Keep the money in the country… That’s the point. What they are complaining about in Treasury…they’re saying that so much of the money has gone into low-risk investments and it hasn’t created a lot of jobs. So just eliminate that. Stop people from using 12J for low-risk investments. But don’t throw the baby out with the bathwater on something that has raised billions of rands that stay in South Africa rather than going out… and doing it because you you’re not prepared to embrace the complexities of something.

On the Motor Industry Development Program:

We are subsidising to the tune of I don’t know how many hundreds of billions of rands, but it’s of that order. Have a look at what you pay for a car in this country and in our neighbouring states, it’s 30% cheaper. You may not bring a car into South Africa from Mozambique or Botswana or in fact, anywhere else in the world. Why? Because we subsidise the motor industry in this country by paying 30%more for our cars, then we should be. The reason for that is that you’ve got a few hundred thousand people who work for motor companies and they are being protected by the Motor Industry Development Program. When you have a look at Ford Motor Company investing a billion dollars into South Africa at a time that everybody else is running away with their capital, you’ve got to ask yourself, are they doing it because they love this country or are they doing it because they have a massive subsidy? And so when you look at that subsidy relative to something small like 12J, which really does help small and medium enterprises and can be refined, you’ve just got to shake your head and say these politicians are just playing politics.

What is the solution either economically or politically?

The solution is very clear. South Africa needs to become financially disciplined. It needs to attack the ‘white anting’ of its country, and if it doesn’t do that, it will go the way of Zimbabwe now. I mean, those are big words, it’s big statements, but you cannot continue to borrow indefinitely. That is what we are doing. That is what we’ve been doing. You have to at some point in time say our debt is too high, we now need to start not increasing it anymore and the way to not increase it anymore when you haven’t got additional revenue coming in is to cut your costs, not to continue to escalate them. That is exactly what Treasury has said.
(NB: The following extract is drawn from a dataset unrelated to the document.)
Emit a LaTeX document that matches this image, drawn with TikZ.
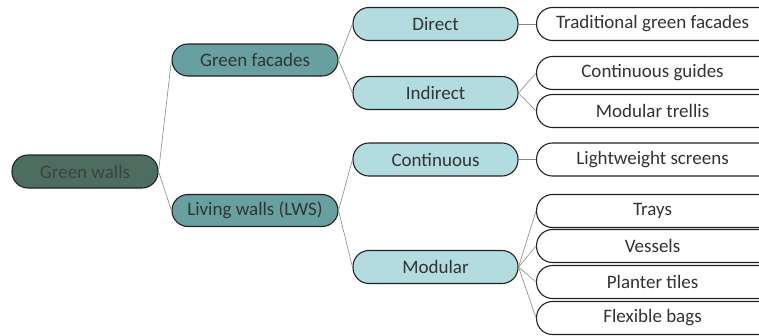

On what South Africans can do to overcome the hypocrisy of politicians:

The hypocrisy of politicians is something that we should never underestimate. It is a reality. And our job as the court of public opinion, as the media who expose these things. is, I believe everybody’s job in South Africa, is to talk about these things, discuss them, think about them, and put the pressure on the politicians. Because the only thing politicians are really interested in is retaining power. If you expose the hypocrisy, the danger the risk to the retention of power is growing.

As a consequence the hypocrisy reduces, that’s the way a democracy works. But in our country, I guess we are a young democracy and we are still learning.

Breaking down the slippery slope of SA’s borrowing costs:

GDP in South Africa is near, R5tn? OK, so you take 3% of that and that will put you that’ll give you an understanding of how much you’re going backwards every year, that you’ve got to borrow. To just keep the place going.Those are the realities of where we are. Unless there is a reduction in the public sector wage bill, you’re going to have the 3% of GDP… three cents of every rand that is spent in South Africa in a year that you’re going to have to borrow to keep the government going. The only way out of that, because you can’t keep borrowing indefinitely.

You can’t squeeze more out of these taxpayers. The taxpayers are already, in this country, paying over the odds for the sunshine. The public servants are being paid way over the odds relative to others in the rest of the world. The answer, as Treasury tells us many times in this in this very lengthy document that it gives us every year…

The answer is clear, Treasury knows Cyril knows, Tito knows But does the caucus know? And if the caucus knows, is the caucus prepared to accept it? It’s interesting times coming.